I was born and raised in London, Ontario, and I never went too far. I call it the prairies of Ontario because it’s the flatlands. We don’t really have hills, but we have wind, so even doing something simple like hill training means finding the steepest hill nearby and doing repeats over and over again.
I grew up going to my family’s cottage in Tobermory, right at the tip of the Bruce Peninsula, and we still have a place there. You went outside, and you were running, climbing trees, riding your bike and doing everything all day, every day. There were paths that followed the train tracks into the woods, and you kind of made your own trails as you went.
Then and Now
Now they’ve built communities and houses in a lot of these places because the cities keep spreading wider and wider and taking over. It’s getting harder to find those spaces, so now I run at Fanshawe Lake, which is the local inland lake near London, and there’s a perfect 20-kilometre loop around it. You almost have to drive or bike to get to places like that now, which is different from when I was growing up, but it still does the job.

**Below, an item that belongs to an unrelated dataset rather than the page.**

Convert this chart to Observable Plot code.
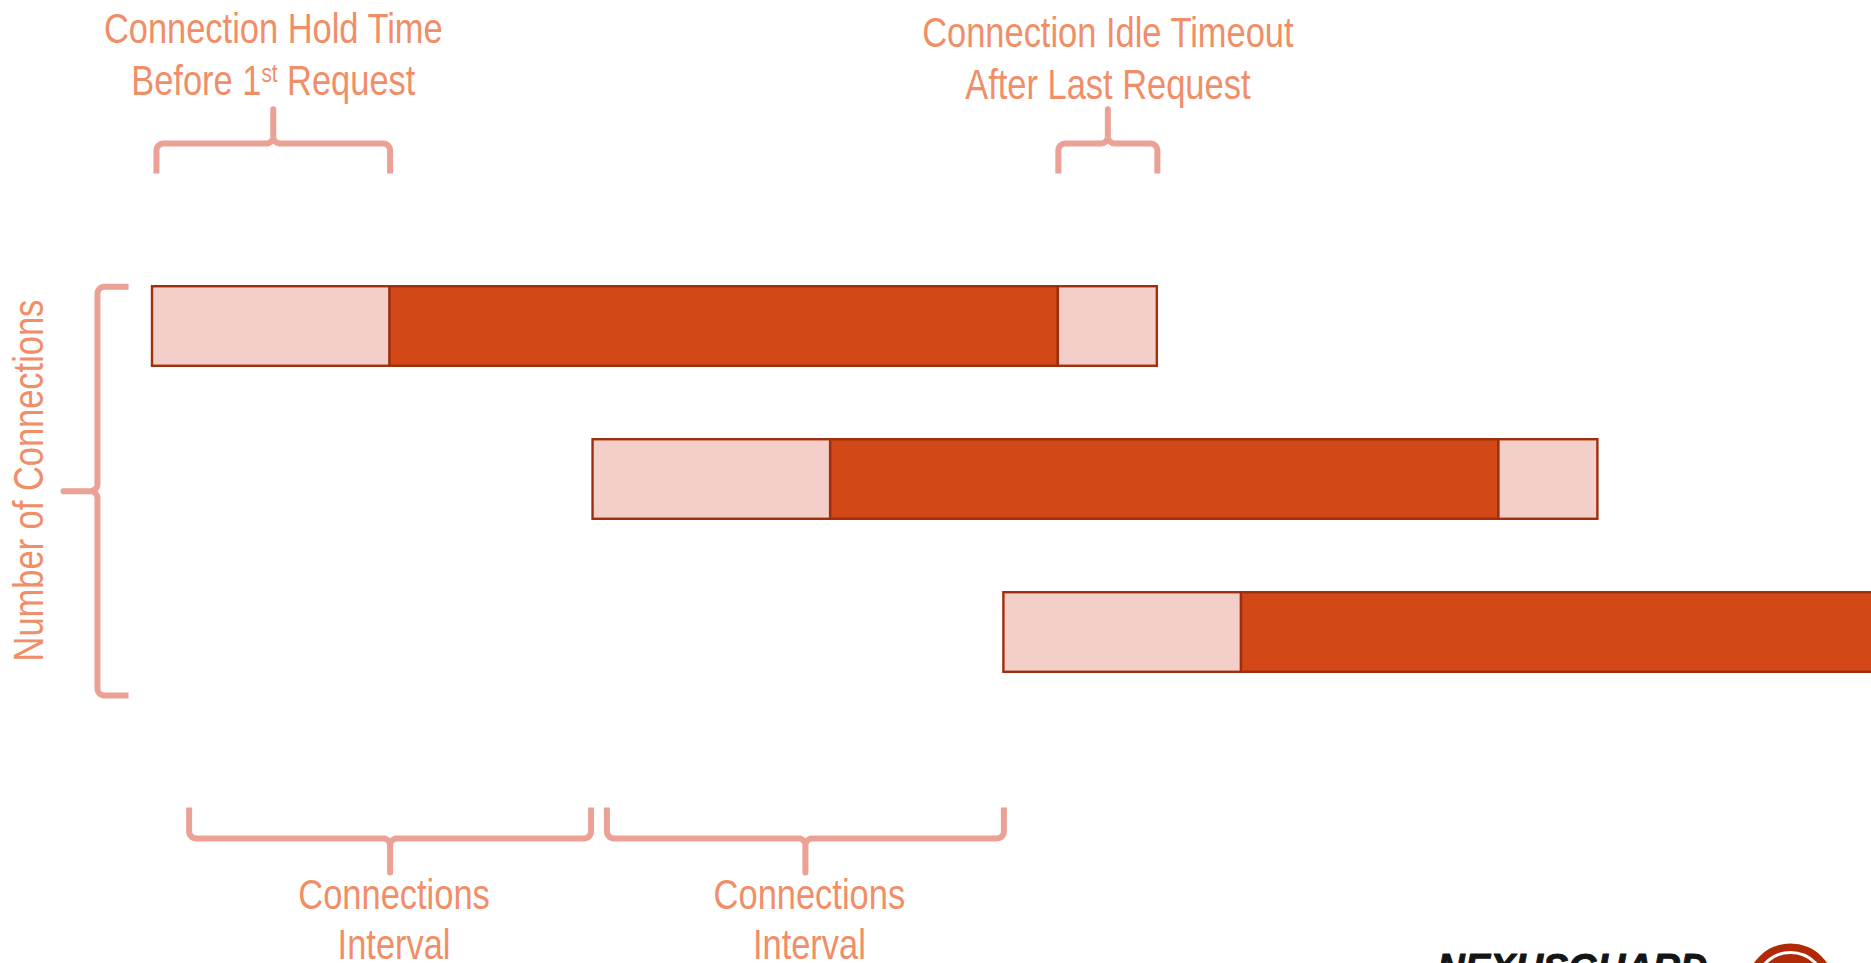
<!DOCTYPE html>
<html>
<head>
<meta charset="utf-8">
<script src="https://cdn.jsdelivr.net/npm/d3@7"></script>
<script src="https://cdn.jsdelivr.net/npm/@observablehq/plot@0.6"></script>
<style>
  html, body { margin: 0; padding: 0; background: #ffffff; overflow: hidden; }
</style>
</head>
<body>
<div id="chart"></div>
<script>
// ---------------- data ----------------
const connections = [1, 2, 3];                       // row of each connection
const connectionStart = [0, 4.45, 8.6];              // time each connection opens
const phases = ["hold", "active", "idle"];           // phases of a connection
const phaseDuration = [2.4, 6.75, 1.0];              // hold before 1st request, requests, idle timeout
const topLabels = [
  ["Connection Hold Time", "Before 1st Request"],
  ["Connection Idle Timeout", "After Last Request"]
];
const bottomLabels = ["Connections", "Interval"];
const axisLabel = "Number of Connections";
const logoText = "NEXUSGUARD";
const intervalBraceWidth = 4.08;                     // width of the "connections interval" braces

// ---------------- styles ----------------
const FONT = "'Liberation Sans', Arial, sans-serif";
const NARROW = 0.82;                                 // horizontal condensing of label text
const TEXT_COLOR = "#F08E68";
const BRACE_COLOR = "#EBA195";
const LIGHT_FILL = "#F4CFC9";
const DARK_FILL = "#D24817";
const BAR_STROKE = "#9E2E0C";
const FS = 42;

// ---------------- scales ----------------
const xOpts = {type: "linear", domain: [0, 10], range: [152, 1142]};
const yOpts = {type: "linear", domain: [1, 3], range: [326, 632]};
const sx = Plot.scale({x: xOpts});
const sy = Plot.scale({y: yOpts});

// ---------------- derived tables ----------------
const segments = [];
connections.forEach((c, i) => {
  let t = connectionStart[i];
  phases.forEach((p, j) => {
    segments.push({connection: c, phase: p, x1: t, x2: t + phaseDuration[j]});
    t += phaseDuration[j];
  });
});
const barHalf = 0.26;

const holdSpan = [connectionStart[0] + 0.04, connectionStart[0] + phaseDuration[0]];
const idleStart = connectionStart[0] + phaseDuration[0] + phaseDuration[1];
const idleSpan = [idleStart, idleStart + phaseDuration[2]];
const intervalSpans = connectionStart.slice(1).map((s, i) =>
  [s - intervalBraceWidth + (i === 0 ? 0 : 0.07), s - (i === 0 ? 0.02 : 0)]);

// curly brace generator (span in data units, levels in data units, radius in px)
function bracePoints(id, orient, a, b, level, endLevel, tipLevel, r) {
  const isH = orient === "h";
  const S = isH ? sx : sy, P = isH ? sy : sx;
  const p1 = S.apply(a), p2 = S.apply(b), L = p2 - p1, m = L / 2;
  const ph = P.apply(level), pe = P.apply(endLevel), pt = P.apply(tipLevel);
  const sgn = Math.sign(pe - ph);
  const A = Math.abs(pe - ph), T = Math.abs(pt - ph);
  const local = [];
  const arc = (cu, cw, t0, t1) => {
    for (let k = 0; k <= 10; k++) {
      const t = t0 + (t1 - t0) * k / 10;
      local.push([cu + r * Math.cos(t), cw + r * Math.sin(t)]);
    }
  };
  local.push([0, A]);
  arc(r, r, Math.PI, 1.5 * Math.PI);
  arc(m - r, -r, 0.5 * Math.PI, 0);
  local.push([m, -T]);
  arc(m + r, -r, Math.PI, 0.5 * Math.PI);
  arc(L - r, r, 1.5 * Math.PI, 2 * Math.PI);
  local.push([L, A]);
  return local.map(([u, w]) => {
    const along = S.invert(p1 + u), across = P.invert(ph + sgn * w);
    return isH ? {id, x: along, y: across} : {id, x: across, y: along};
  });
}

const braces = [
  ...bracePoints("hold", "h", holdSpan[0], holdSpan[1], -0.196, 0.0, -0.42, 7),
  ...bracePoints("idle", "h", idleSpan[0], idleSpan[1], -0.196, 0.0, -0.42, 7),
  ...bracePoints("rows", "v", connections[0] - barHalf, 3.412, -0.556, -0.242, -0.899, 7),
  ...intervalSpans.flatMap((s, i) => bracePoints("int" + i, "h", s[0], s[1], 4.346, 4.144, 4.569, 7))
];

const titleRows = [];
[holdSpan, idleSpan].forEach((span, i) => {
  const cx = (span[0] + span[1]) / 2;
  const shift = i === 0 ? 0 : 0.026;
  titleRows.push({text: topLabels[i][0], x: cx, y: -0.85 + shift});
  titleRows.push({text: topLabels[i][1], x: cx, y: -0.516 + shift});
});
const bottomRows = intervalSpans.flatMap(s => {
  const cx = (s[0] + s[1]) / 2 + 0.04;
  return [{text: bottomLabels[0], x: cx, y: 4.804}, {text: bottomLabels[1], x: cx, y: 5.131}];
});

// ---------------- plot ----------------
const chart = Plot.plot({
  width: 1871,
  height: 963,
  margin: 0,
  x: {...xOpts, axis: null},
  y: {...yOpts, axis: null},
  style: {background: "#ffffff", overflow: "hidden"},
  marks: [
    Plot.rect(segments, {
      x1: "x1", x2: "x2",
      y1: d => d.connection - barHalf, y2: d => d.connection + barHalf,
      fill: d => d.phase === "active" ? DARK_FILL : LIGHT_FILL,
      stroke: BAR_STROKE, strokeWidth: 2.4, clip: true
    }),
    Plot.line(braces, {x: "x", y: "y", z: "id", stroke: BRACE_COLOR, strokeWidth: 6,
      strokeLinejoin: "round", strokeLinecap: "butt", curve: "linear"}),
    Plot.text(titleRows, {x: "x", y: "y", text: "text", fill: TEXT_COLOR, fontSize: FS,
      fontFamily: FONT, textAnchor: "middle", lineAnchor: "bottom"}),
    Plot.text(bottomRows, {x: "x", y: "y", text: "text", fill: TEXT_COLOR, fontSize: FS,
      fontFamily: FONT, textAnchor: "middle", lineAnchor: "bottom"}),
    Plot.text([axisLabel], {x: -1.242, y: 2.007, text: d => d, rotate: -90, fill: TEXT_COLOR,
      fontSize: FS, fontFamily: FONT, textAnchor: "middle", lineAnchor: "middle"}),
    Plot.text([logoText], {frameAnchor: "bottom-right", text: d => d, dx: -164, dy: 17,
      textAnchor: "end", lineAnchor: "bottom", fontSize: 38, fontWeight: 900, fontStyle: "italic",
      fontFamily: "'Liberation Sans', Arial, sans-serif", fill: "#151515",
      stroke: "#151515", strokeWidth: 1}),
    Plot.dot([0], {frameAnchor: "bottom-right", dx: -81, dy: 24, r: 44, fill: "#B02A08"}),
    Plot.dot([0], {frameAnchor: "bottom-right", dx: -81, dy: 24, r: 35, fill: "none",
      stroke: "#ffffff", strokeWidth: 3})
  ]
});

const ns = "http://www.w3.org/2000/svg";
const labelSet = new Set([...topLabels.flat(), ...bottomLabels, axisLabel]);

// superscript "st" in "Before 1st Request"
chart.querySelectorAll("text").forEach(t => {
  if (t.textContent === topLabels[0][1]) {
    const idx = t.textContent.indexOf("1st") + 1;
    const before = t.textContent.slice(0, idx);
    const after = t.textContent.slice(idx + 2);
    t.textContent = "";
    t.appendChild(document.createTextNode(before));
    const s = document.createElementNS(ns, "tspan");
    s.setAttribute("font-size", FS * 0.6);
    s.setAttribute("dy", -FS * 0.3);
    s.textContent = "st";
    t.appendChild(s);
    const r = document.createElementNS(ns, "tspan");
    r.setAttribute("dy", FS * 0.3);
    r.textContent = after;
    t.appendChild(r);
  }
});

document.getElementById("chart").appendChild(chart);

// condense the label texts (narrow face look)
chart.querySelectorAll("text").forEach(t => {
  if (labelSet.has(t.textContent)) {
    const w = t.getComputedTextLength();
    t.setAttribute("textLength", (w * NARROW).toFixed(1));
    t.setAttribute("lengthAdjust", "spacingAndGlyphs");
  }
});
</script>
</body>
</html>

Running gives me the best place to sort through life, line things up and do some of my best thinking. Even when I’m on a treadmill, I can get into that groove and shut my brain off. I’m not actually turning it off, but I’m giving myself time to think, and running gives me that freedom amongst the chaos.

The Illusion
Running became something more serious for me when I started my first real career at Western University in London in 2008. I was working in information technology support, and I joined as this young guy in his early 20s who was excited to have a big career at a big place where I’d never worked before.
There were only two of us running the department, and the wife of the other person was a triathlon coach who ran a local club. She heard through him that the new guy named Spencer liked to run, so she invited me out to see how I could run.
At that point, I was a little cocky, I had a bit of a chip on my shoulder, and I was probably about 30 pounds heavier than I am now. She placed me with five or six men in their 50s and 60s, and I remember looking around and thinking, why are you putting me with all these people?
I was a little judgmental back then, but quite quickly they left me at every stop sign and every corner, and I was dry heaving trying to catch back up to them.
That was when I realized my fitness was an illusion. I thought I was in shape, but I had no idea what that really meant.